Gluten-Free Lemon Ricotta Biscuits |

Treat yourself to these delicious gluten-free lemon biscuits.

Updated March 10, 2021

Lemon Ricotta Biscuits

Lemon Ricotta Biscuits

These craggy biscuits are rich with butter, whole-milk ricotta and a touch of cream, and they get sweetness from sugar and a scraping of lemon zest. When warm from the oven, their delicate crumb positively melts in your mouth; cooled, they have a slightly chewy texture from the ricotta. Oat and millet flours combined with cornstarch for crispness and tapioca for extensibility give them a wheaten texture and delicate taste.

They tend to spread a bit more than conventional biscuits, but it’s the extra moisture that causes them to bake up light and crisp. These hold their shape best when chilled prior to baking, but you can bake them right away when you need biscuits in a hurry; they’ll just sit a bit flatter.

Spread them with some softened butter and Rhubarb Preserves (page 232) for breakfast, or top them with ricotta cream, strawberries and tarragon for a sensational shortcake (page 143). Leftovers can be baked into a berry-filled bread pudding drizzled with honey (page 168).

Makes6 biscuits

Dietary ConsiderationGluten-free


  • 1/2
    cup (55 g) GF oat flour, plus extra for dusting the surface
  • 1/4
    cup plus 2 tbsp (50 g) millet flour
  • 2 tablespoons (13 g) tapioca flour
  • 2 tablespoons (15 g) cornstarch
  • 2 tablespoons (25 g) organic granulated cane sugar
  • 1 ½ tsp (8 g) baking powder
  • 1/4
    teaspoon fine sea salt
  • Finely grated zest from ½ large lemon
  • 3 tablespoons (42 g) cold, unsalted butter, diced
  • 3 tablespoons (45 ml) cold heavy cream, plus 2 tsp (10 ml) for brushing the biscuits
  • 1/2
    cup (120 g) whole-milk ricotta cheese
  • Coarse sugar such as turbinado or demerara, for sprinkling


  1. In a large bowl, whisk together the oat, millet and tapioca flours with the cornstarch, sugar, baking powder, salt and lemon zest. Add the butter pieces, and work with a pastry blender or your fingertips until the butter is broken down into the size of small peas. Chill the mixture until cold, 20–30 minutes.

  2. Position a rack in the upper third of the oven and preheat to 425ºF (220ºC). Stack a rimmed baking sheet atop a second rimmed baking sheet and line with parchment paper (this will keep the bottoms from over-browning).

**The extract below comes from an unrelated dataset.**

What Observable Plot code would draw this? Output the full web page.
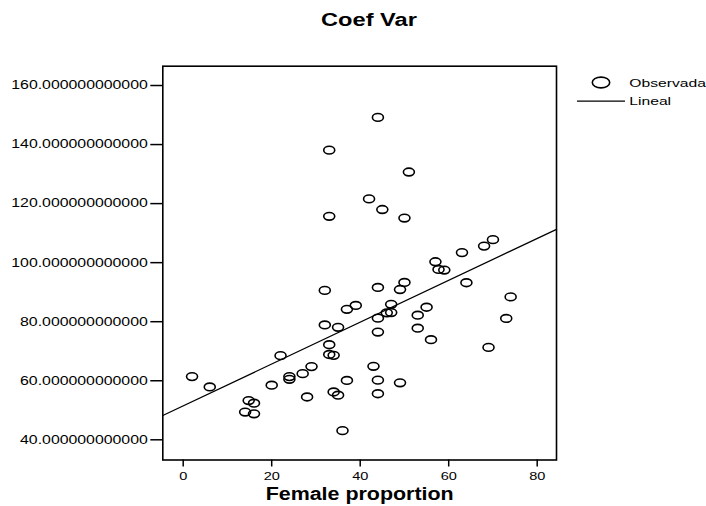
<!DOCTYPE html>
<html><head><meta charset="utf-8">
<script src="https://cdn.jsdelivr.net/npm/d3@7"></script>
<script src="https://cdn.jsdelivr.net/npm/@observablehq/plot@0.6"></script>
<style>
body{margin:0;background:#fff;font-family:"Liberation Sans",Arial,sans-serif;}
#wrap{position:relative;width:706px;height:506px;overflow:hidden;}
#title{display:block;}
#legend{position:absolute;left:0;top:0;}
</style></head><body>
<div id="wrap">
<svg id="title" width="706" height="40"><text x="369" y="26" text-anchor="middle" font-weight="bold" font-size="17.5" font-family="Liberation Sans, Arial, sans-serif" fill="black">Coef Var</text></svg>
<div id="chart"></div>
<svg id="legend" width="706" height="120" font-family="Liberation Sans, Arial, sans-serif">
  <ellipse cx="601" cy="82.5" rx="8.7" ry="5.4" fill="none" stroke="black" stroke-width="1.6"></ellipse>
  <text x="629.3" y="86.6" font-size="11.6" fill="black">Observada</text>
  <line x1="577" x2="625" y1="101.2" y2="101.2" stroke="black" stroke-width="1.2"></line>
  <text x="629.3" y="105.2" font-size="11.6" fill="black">Lineal</text>
</svg>
</div>
<script>
// Data
const femaleProportion = [2, 6, 14.8, 16, 14, 16, 20, 22, 24, 24, 27, 29, 28, 32, 32, 35, 37, 39, 33, 33, 34, 34, 35, 37, 36, 33, 33, 44, 51, 42, 45, 50, 70, 68, 63, 57, 57.7, 59, 64, 74, 73, 69, 44, 50, 49, 47, 46, 47, 44, 44, 53, 55, 53, 56, 43, 44, 49, 44];
const coefVar = [61.4, 57.9, 53.3, 52.4, 49.4, 48.8, 58.5, 68.5, 61.4, 60.5, 62.4, 64.8, 54.5, 90.6, 78.9, 78.1, 84.2, 85.5, 72.2, 68.9, 68.6, 56.2, 55.1, 60.1, 43.1, 138.1, 115.7, 149.2, 130.7, 121.6, 118.0, 115.1, 107.8, 105.6, 103.4, 100.3, 97.7, 97.5, 93.2, 88.4, 81.1, 71.3, 91.6, 93.3, 90.9, 85.9, 83.0, 83.1, 81.2, 76.5, 82.2, 84.9, 77.8, 73.9, 64.9, 60.2, 59.3, 55.6];
const xTicks = [0, 20, 40, 60, 80];
const yTicks = [40, 60, 80, 100, 120, 140, 160];
const xDomain = [-4.61, 84.36];
const yDomain = [33.16, 166.54];

const table = femaleProportion.map((x, i) => ({x, y: coefVar[i]}));

// Least-squares fit (Lineal)
const mx = d3.mean(femaleProportion), my = d3.mean(coefVar);
const slope = d3.sum(table, d => (d.x - mx) * (d.y - my)) / d3.sum(table, d => (d.x - mx) ** 2);
const intercept = my - slope * mx;
const fit = xDomain.map(x => ({x, y: intercept + slope * x}));

// hollow ellipse symbol
const K = 0.5522847498;
const ellipse = {
  draw(ctx, size) {
    const r = Math.sqrt(size / Math.PI);
    const rx = r, ry = r * 0.7;
    ctx.moveTo(rx, 0);
    ctx.bezierCurveTo(rx, K * ry, K * rx, ry, 0, ry);
    ctx.bezierCurveTo(-K * rx, ry, -rx, K * ry, -rx, 0);
    ctx.bezierCurveTo(-rx, -K * ry, -K * rx, -ry, 0, -ry);
    ctx.bezierCurveTo(K * rx, -ry, rx, -K * ry, rx, 0);
    ctx.closePath();
  }
};

const chart = Plot.plot({
  width: 706, height: 466,
  marginLeft: 162.3, marginRight: 150, marginTop: 25.7, marginBottom: 46.5,
  style: {fontFamily: "Liberation Sans, Arial, sans-serif", fontSize: "12px", color: "black", background: "white", overflow: "visible"},
  x: {domain: xDomain},
  y: {domain: yDomain},
  marks: [
    Plot.axisY({ticks: yTicks, tickFormat: d3.format(".12f"), tickSize: 12, tickPadding: 3, fontSize: 12, label: null, strokeWidth: 1.5}),
    Plot.axisX({ticks: xTicks, tickFormat: d3.format("d"), tickSize: 7, tickPadding: 5, fontSize: 11, label: "Female proportion", labelAnchor: "center", labelArrow: "none", labelOffset: 40, strokeWidth: 1.5}),
    Plot.line(fit, {x: "x", y: "y", stroke: "black", strokeWidth: 1.3}),
    Plot.dot(table, {x: "x", y: "y", symbol: ellipse, r: 5.5, fill: "none", stroke: "black", strokeWidth: 1.6}),
    Plot.frame({stroke: "black", strokeWidth: 1.6})
  ]
});
document.getElementById("chart").appendChild(chart);

function stretch(el, k) {
  const w = el.getComputedTextLength();
  el.setAttribute("textLength", (w * k).toFixed(2));
  el.setAttribute("lengthAdjust", "spacingAndGlyphs");
}
chart.querySelectorAll("text").forEach(t => {
  if (t.textContent.includes("Female")) {
    t.textContent = "Female proportion";
    t.setAttribute("font-size", "18");
    t.setAttribute("font-weight", "bold");
    t.style.fontSize = "18px";
    t.style.fontWeight = "bold";
    stretch(t, 1.19);
  } else {
    stretch(t, 1.32);
  }
});
document.querySelectorAll("#title text, #legend text").forEach(t => stretch(t, 1.35));
</script>
</body></html>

  3. Remove the flour mixture from the refrigerator, add the ricotta and 3 tablespoons (45 ml) cream, and stir and/or knead with your hands until the dough comes together in a rough ball. The dough should feel fairly firm, but evenly moistened.

  4. Working quickly to keep the dough cold, turn the dough out onto a surface dusted lightly with oat flour and form it into a disk. Cut the disk into 6 equal pieces. Shape each piece into a ball, place on the sheet pan spaced well apart, and flatten slightly. Brush the tops of each biscuit with the remaining 2 teaspoons (10 ml) cream and sprinkle with a bit of coarse sugar. (Optionally for taller biscuits: chill the biscuits until firm, 30–60 minutes.)

  5. Bake the biscuits on the upper rack of the oven until golden on top, 15–20 minutes. Let cool for at least 15 minutes; they are still cooking from residual heat. The biscuits are best the day of baking, but they will keep at room temperature for a day or two. Toast before serving.